# Den Helder/Julianadorp



## suurhusen (31. Oktober 2004)

Moin Boardis,
ist nichts mehr zu hören aus Den Helder und Julianadorp???
Plane für Anfang Dezember einen Trip dorthin.
Wer hat was da gefangen?

mfg Suurhusen


----------



## RoterAdler (31. Oktober 2004)

*AW: Den Helder/Julianadorp*

Hy,

ich war im Sommer dort ! War sehr schön mein erstes Brandungsangeln !

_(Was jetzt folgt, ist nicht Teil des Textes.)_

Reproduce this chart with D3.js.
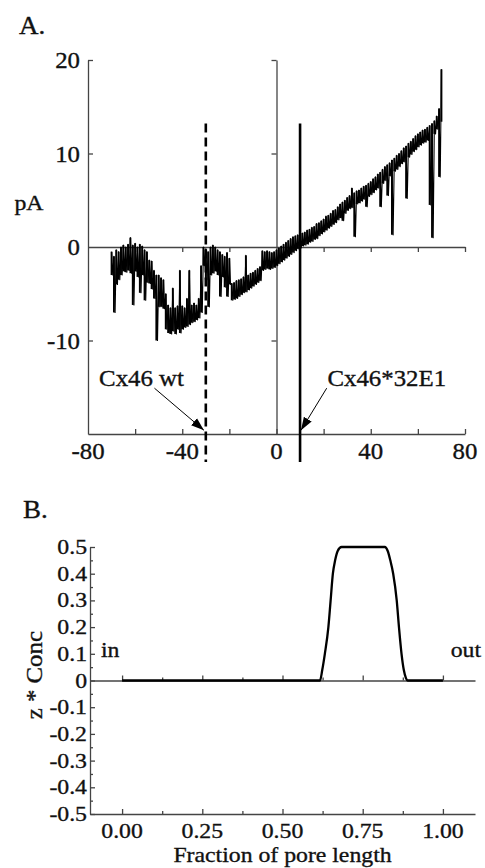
<!DOCTYPE html>
<html><head><meta charset="utf-8">
<script src="https://cdn.jsdelivr.net/npm/d3@7/dist/d3.min.js"></script>
<style>body{margin:0;background:#fff}svg{display:block}text{font-family:"Liberation Serif","Times New Roman",serif;fill:#111;stroke:#111;stroke-width:0.35}</style>
</head><body><svg id="c" width="485" height="868"></svg>
<script>
// ---------- Panel A data (mV sampled every 1 mV from -70 to 70) ----------
const traceStart = -70, traceStep = 1;
const traceHigh = [
 -0.5,-1,-0.3,-0.5,0,0.2,0,0.3,1,0.2,0.4,0,0.3,0.1,-0.3,-0.5,-1.4,-1.5,-2.5,-3,
 -3,-3.3,-3.5,-5,-6.2,-6.5,-4.4,-6.5,-6.3,-2.5,-6.3,-6.5,-5.5,-2.5,-6.2,-6,-6.2,-5.5,-2,0,
 -0.2,-0.5,0,0.2,0,-0.3,-0.5,-0.8,-1,-0.6,-1.2,-3.9,-3.8,-3.6,-3.5,-3.4,-3.2,-0.9,-3,-2.8,
 -2.7,-2.5,-2.3,-2.1,-0.4,-0.5,-0.4,-0.5,-0.6,-0.5,-0.3,-0.1,0.1,0.3,0.5,0.7,0.9,1.1,1.2,1.3,
 1.3,1.5,1.6,1.8,1.9,2.1,2.2,2.5,2.6,2.8,3.0,3.3,3.4,3.6,3.9,4.0,4.3,4.6,4.8,5.0,
 5.3,5.5,6.3,5.8,6.0,6.1,6.3,6.5,6.6,6.8,7.0,7.3,7.5,7.8,8.0,8.3,8.6,8.8,9.0,9.3,
 9.5,9.8,10.0,10.3,10.6,10.8,11.1,11.3,11.6,11.9,12.1,12.3,12.5,12.6,12.8,13.0,13.2,13.5,14.0,14.8,
 19];
const traceLow = [
 -3,-7,-4,-3.5,-3,-2.6,-2.7,-2.5,-2.8,-6.2,-2.6,-3.2,-4.9,-3,-5.7,-3.8,-3.9,-4.5,-5.5,-10,
 -6.4,-6.4,-6.6,-8.8,-9.2,-9.3,-9,-9.3,-8.8,-9.2,-8.8,-8.6,-8.5,-8.3,-8.1,-8,-7.8,-7.6,-7,-2,
 -3.5,-6.4,-3,-2.8,-2.6,-3,-5.3,-3.2,-4.3,-5.3,-4,-5.7,-5.6,-5.5,-5.3,-5.1,-4.9,-4.8,-4.6,-4.4,
 -4.2,-4,-3.8,-3.6,-2.5,-2.4,-2.3,-2.4,-2.3,-2.2,-2,-1.8,-1.6,-1.4,-1.2,-1,-0.8,-0.6,-0.4,-0.2,
 -0.1,0.1,0.2,0.3,0.5,0.6,0.8,0.9,1.2,1.4,1.6,1.8,2.0,2.2,2.4,2.6,2.9,3.1,2.8,3.6,
 3.9,4.1,4.2,1.1,4.6,4.7,4.9,5.1,4.3,5.4,5.6,5.8,6.1,6.3,4.3,6.8,7.1,5.5,7.6,1.3,
 8.1,8.3,8.6,8.9,9.1,5.2,9.6,9.9,10.2,10.4,10.7,10.9,11.1,11.2,11.4,4.5,1.0,12.1,12.6,7.5,
 13.4];
const xTicksA = [-80,-40,0,40,80];
const xMinorA = [-60,-40,-20,0,20,40,60,80];
const yTicksA = [20,10,0,-10];
const markers = [{name:"Cx46 wt", v:-30, dashed:true}, {name:"Cx46*32E1", v:10, dashed:false}];

// ---------- Panel B data ----------
const poreFrac = [0,0.3,0.6,0.617,0.624,0.632,0.643,0.65,0.657,0.664,0.672,0.684,0.75,0.819,0.828,0.836,0.845,0.856,0.863,0.871,0.878,0.885,0.89,0.95,1.0];
const zConc    = [0,0,0,0,0.04,0.1,0.2,0.3,0.4,0.45,0.485,0.5,0.5,0.5,0.485,0.45,0.4,0.3,0.2,0.1,0.04,0.008,0,0,0];
const xTicksB = [0,0.25,0.5,0.75,1.0];
const xMinorB = [0.125,0.375,0.625,0.875];
const yTicksB = [0.5,0.4,0.3,0.2,0.1,0,-0.1,-0.2,-0.3,-0.4,-0.5];
const yMinorB = [0.45,0.35,0.25,0.15,0.05,-0.05,-0.15,-0.25,-0.35,-0.45];

const svg = d3.select("#c");
svg.append("rect").attr("width",485).attr("height",868).attr("fill","#fff");
const AX = "#444";
const SX = 1.08;
function label(x, y, s, anchor, size, rot) {
  return svg.append("text")
    .attr("transform", `translate(${x},${y})` + (rot ? ` rotate(${rot})` : "") + ` scale(${SX},1)`)
    .attr("text-anchor", anchor || "middle").attr("font-size", size || 22).text(s);
}
const hy = s => s.replace("\u2212", "-");
function styleAxis(g){ g.selectAll("path,line").attr("stroke",AX).attr("stroke-width",1.3); g.selectAll("text").remove(); }

// ---------- Panel A ----------
const xA = d3.scaleLinear().domain([-80,80]).range([88,465]);
const yA = d3.scaleLinear().domain([-20,20]).range([434,60]);

svg.append("g").attr("transform",`translate(${xA(-80)},0)`)
  .call(d3.axisRight(yA).tickValues([20,10,-10]).tickSize(5).tickSizeOuter(0)).call(styleAxis);
svg.append("g").attr("transform",`translate(${xA(0)},0)`)
  .call(d3.axisLeft(yA).tickValues([20,10,-10]).tickSize(5).tickSizeOuter(0)).call(styleAxis);
svg.append("g").attr("transform",`translate(0,${yA(0)})`)
  .call(d3.axisBottom(xA).tickValues(xMinorA.filter(v=>v!==0)).tickSize(5).tickSizeOuter(0)).call(styleAxis);
svg.append("g").attr("transform",`translate(0,${yA(-20)})`)
  .call(d3.axisTop(xA).tickValues(xMinorA).tickSize(5).tickSizeOuter(0)).call(styleAxis);

// trace: min/max bars plus the connecting zig-zag
const trace = traceHigh.map((h,i)=>({v: traceStart + i*traceStep, hi: h, lo: traceLow[i]}));
svg.append("g").selectAll("line").data(trace).join("line")
  .attr("x1",d=>xA(d.v)).attr("x2",d=>xA(d.v)).attr("y1",d=>yA(d.hi)).attr("y2",d=>yA(d.lo))
  .attr("stroke","#000").attr("stroke-width",1.9);
const pts = [];
trace.forEach(d=>{ pts.push([d.v, d.hi]); pts.push([d.v + traceStep/2, d.lo]); });
pts.pop();
svg.append("path").datum(pts)
  .attr("d", d3.line().x(d=>xA(d[0])).y(d=>yA(d[1])))
  .attr("fill","none").attr("stroke","#000").attr("stroke-width",1.1).attr("stroke-linejoin","round");

// marker lines
markers.forEach(m=>{
  svg.append("line").attr("x1",xA(m.v)).attr("x2",xA(m.v)).attr("y1",yA(13.2)).attr("y2",yA(-23))
    .attr("stroke","#000").attr("stroke-width",2.6).attr("stroke-dasharray", m.dashed ? "9,5" : null);
});

// arrows
const defs = svg.append("defs");
defs.append("marker").attr("id","ah").attr("viewBox","0 0 10 10").attr("refX",10).attr("refY",5)
  .attr("markerWidth",13).attr("markerHeight",13).attr("markerUnits","userSpaceOnUse").attr("orient","auto")
  .append("path").attr("d","M0,1.5 L10,5 L0,8.5 Z").attr("fill","#000");
const arrows = [{from:[-51.8,-15.1], to:[-30.8,-19.6]}, {from:[21.3,-15.1], to:[10.4,-19.6]}];
arrows.forEach(a=>{
  svg.append("line").attr("x1",xA(a.from[0])).attr("y1",yA(a.from[1])).attr("x2",xA(a.to[0])).attr("y2",yA(a.to[1]))
    .attr("stroke","#000").attr("stroke-width",1).attr("marker-end","url(#ah)");
});

// labels A
label(19, 34, "A.", "start", 25);
label(29, 210, "pA", "middle", 22);
yTicksA.forEach(v=> label(80, yA(v)+8, String(v), "end", 23));
xTicksA.forEach(v=> label(xA(v), 459, String(v), "middle", 23));
label(xA(-57.3), 386, markers[0].name, "middle", 23);
label(xA(46.8), 386, markers[1].name, "middle", 23);

// ---------- Panel B ----------
const xB = d3.scaleLinear().domain([-0.1,1.1]).range([90,475]);
const yB = d3.scaleLinear().domain([-0.5,0.5]).range([814,547]);

svg.append("g").attr("transform",`translate(${xB(-0.1)},0)`)
  .call(d3.axisRight(yB).tickValues(yTicksB).tickSize(5).tickSizeOuter(0)).call(styleAxis);
svg.append("g").attr("transform",`translate(${xB(-0.1)},0)`)
  .call(d3.axisRight(yB).tickValues(yMinorB).tickSize(3).tickSizeOuter(0)).call(styleAxis)
  .select(".domain").remove();
[yB(0), yB(-0.5)].forEach(yy=>{
  svg.append("g").attr("transform",`translate(0,${yy})`)
    .call(d3.axisTop(xB).tickValues(xTicksB).tickSize(5).tickSizeOuter(0)).call(styleAxis);
  svg.append("g").attr("transform",`translate(0,${yy})`)
    .call(d3.axisTop(xB).tickValues(xMinorB).tickSize(3).tickSizeOuter(0)).call(styleAxis)
    .select(".domain").remove();
});

svg.append("path").datum(poreFrac.map((f,i)=>[f,zConc[i]]))
  .attr("d", d3.line().x(d=>xB(d[0])).y(d=>yB(d[1])).curve(d3.curveMonotoneX))
  .attr("fill","none").attr("stroke","#000").attr("stroke-width",2.3);

label(23, 518, "B.", "start", 25);
yTicksB.forEach(v=> label(87, yB(v)+7, v === 0 ? "0" : hy(d3.format(".1f")(v)), "end", 22));
xTicksB.forEach(v=> label(xB(v), 838, d3.format(".2f")(v), "middle", 22));
label(xB(0.5), 862, "Fraction of pore length", "middle", 22);
label(42, yB(0.02), "z * Conc", "middle", 23, -90);
label(101, 657, "in", "start", 22);
label(481, 657, "out", "end", 22);
</script></body></html>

Habe die Frage aber auch schon mal gestellt weil ich nicht weis was zu dieser Jahreszeit dort abgeht !

Schaue mal HIER

P.S.: Kann Dir aber einen guten Laden in Den Helder empfehlen. Der Dir Vorort auch weiterhilft.


----------



## langelandsklaus (31. Oktober 2004)

*AW: Den Helder/Julianadorp*

Moin suurhusen,

könntest vielleicht Glück haben und ein paar Dorschen nachstellen. Ich kenne die Wassertemperaturen der Nordsee im Moment nicht, aber am besten in der Dämmerung oder Nachts von den Buhnen aus. Diese sind meistens zu dieser Jahreszeit immer gut mit Anglern besetzt. Am besten habe ich immer um den Tiedenwechsel von Ebbe auf Flut gefangen. das ist zwar nur ein Zeitraum von ca. 60 min. aber es ging ganz gut was.


----------



## Waldi (1. November 2004)

*AW: Den Helder/Julianadorp*

Moin Suurhusen,
Du solltest am besten Johan, der nicht Kaspar heißt, fragen !!!
Gruß Waldi


----------